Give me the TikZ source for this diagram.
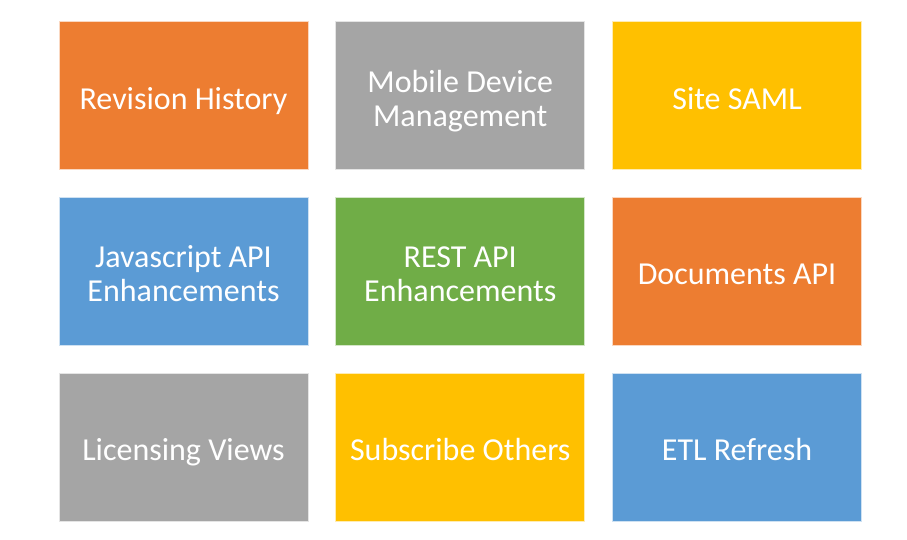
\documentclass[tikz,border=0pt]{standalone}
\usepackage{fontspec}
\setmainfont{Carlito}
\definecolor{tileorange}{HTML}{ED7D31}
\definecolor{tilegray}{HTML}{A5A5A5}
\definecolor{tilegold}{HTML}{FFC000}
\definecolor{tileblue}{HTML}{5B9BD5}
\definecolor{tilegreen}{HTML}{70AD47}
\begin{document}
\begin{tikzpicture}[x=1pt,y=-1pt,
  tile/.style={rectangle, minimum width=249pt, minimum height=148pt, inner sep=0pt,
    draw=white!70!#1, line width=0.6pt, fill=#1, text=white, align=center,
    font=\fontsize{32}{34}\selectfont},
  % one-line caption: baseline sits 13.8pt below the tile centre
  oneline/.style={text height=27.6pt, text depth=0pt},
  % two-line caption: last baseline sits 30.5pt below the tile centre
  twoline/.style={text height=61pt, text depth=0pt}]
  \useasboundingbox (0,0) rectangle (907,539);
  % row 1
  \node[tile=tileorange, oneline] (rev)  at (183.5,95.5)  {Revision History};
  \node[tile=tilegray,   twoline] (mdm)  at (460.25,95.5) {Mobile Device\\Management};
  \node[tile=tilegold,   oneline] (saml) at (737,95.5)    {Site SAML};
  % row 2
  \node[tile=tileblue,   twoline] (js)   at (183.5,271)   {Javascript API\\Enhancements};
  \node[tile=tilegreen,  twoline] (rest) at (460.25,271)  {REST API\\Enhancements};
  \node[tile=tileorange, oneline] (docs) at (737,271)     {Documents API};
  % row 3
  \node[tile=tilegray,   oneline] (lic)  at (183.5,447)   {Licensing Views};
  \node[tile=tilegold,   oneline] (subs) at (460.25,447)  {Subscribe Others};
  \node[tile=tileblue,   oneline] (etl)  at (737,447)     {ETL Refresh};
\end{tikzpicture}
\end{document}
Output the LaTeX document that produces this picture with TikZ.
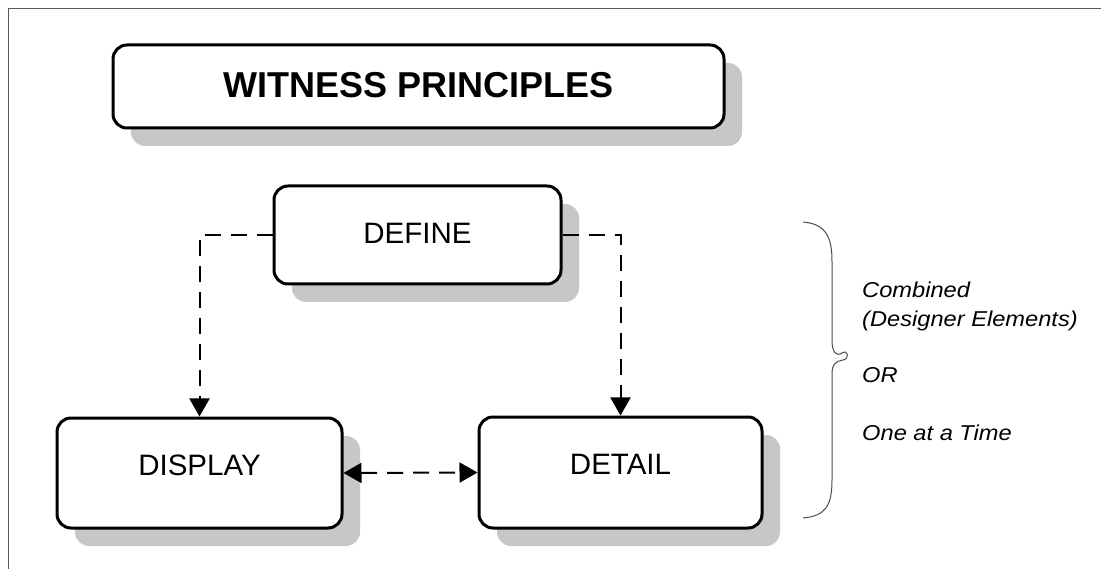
^^^^^^^^^^^^^^^^
*AIM OF THE TASK*
Word for word, quote the lines above. Omit the pictures.

*FINISHED ANSWER*
Give me the TikZ source for this diagram.
\documentclass[tikz,border=0pt]{standalone}
\usepackage{fontspec}
\setmainfont{Carlito}
\definecolor{tileorange}{HTML}{ED7D31}
\definecolor{tilegray}{HTML}{A5A5A5}
\definecolor{tilegold}{HTML}{FFC000}
\definecolor{tileblue}{HTML}{5B9BD5}
\definecolor{tilegreen}{HTML}{70AD47}
\begin{document}
\begin{tikzpicture}[x=1pt,y=-1pt,
  tile/.style={rectangle, minimum width=249pt, minimum height=148pt, inner sep=0pt,
    draw=white!70!#1, line width=0.6pt, fill=#1, text=white, align=center,
    font=\fontsize{32}{34}\selectfont},
  % one-line caption: baseline sits 13.8pt below the tile centre
  oneline/.style={text height=27.6pt, text depth=0pt},
  % two-line caption: last baseline sits 30.5pt below the tile centre
  twoline/.style={text height=61pt, text depth=0pt}]
  \useasboundingbox (0,0) rectangle (907,539);
  % row 1
  \node[tile=tileorange, oneline] (rev)  at (183.5,95.5)  {Revision History};
  \node[tile=tilegray,   twoline] (mdm)  at (460.25,95.5) {Mobile Device\\Management};
  \node[tile=tilegold,   oneline] (saml) at (737,95.5)    {Site SAML};
  % row 2
  \node[tile=tileblue,   twoline] (js)   at (183.5,271)   {Javascript API\\Enhancements};
  \node[tile=tilegreen,  twoline] (rest) at (460.25,271)  {REST API\\Enhancements};
  \node[tile=tileorange, oneline] (docs) at (737,271)     {Documents API};
  % row 3
  \node[tile=tilegray,   oneline] (lic)  at (183.5,447)   {Licensing Views};
  \node[tile=tilegold,   oneline] (subs) at (460.25,447)  {Subscribe Others};
  \node[tile=tileblue,   oneline] (etl)  at (737,447)     {ETL Refresh};
\end{tikzpicture}
\end{document}
Output the LaTeX document that produces this picture with TikZ.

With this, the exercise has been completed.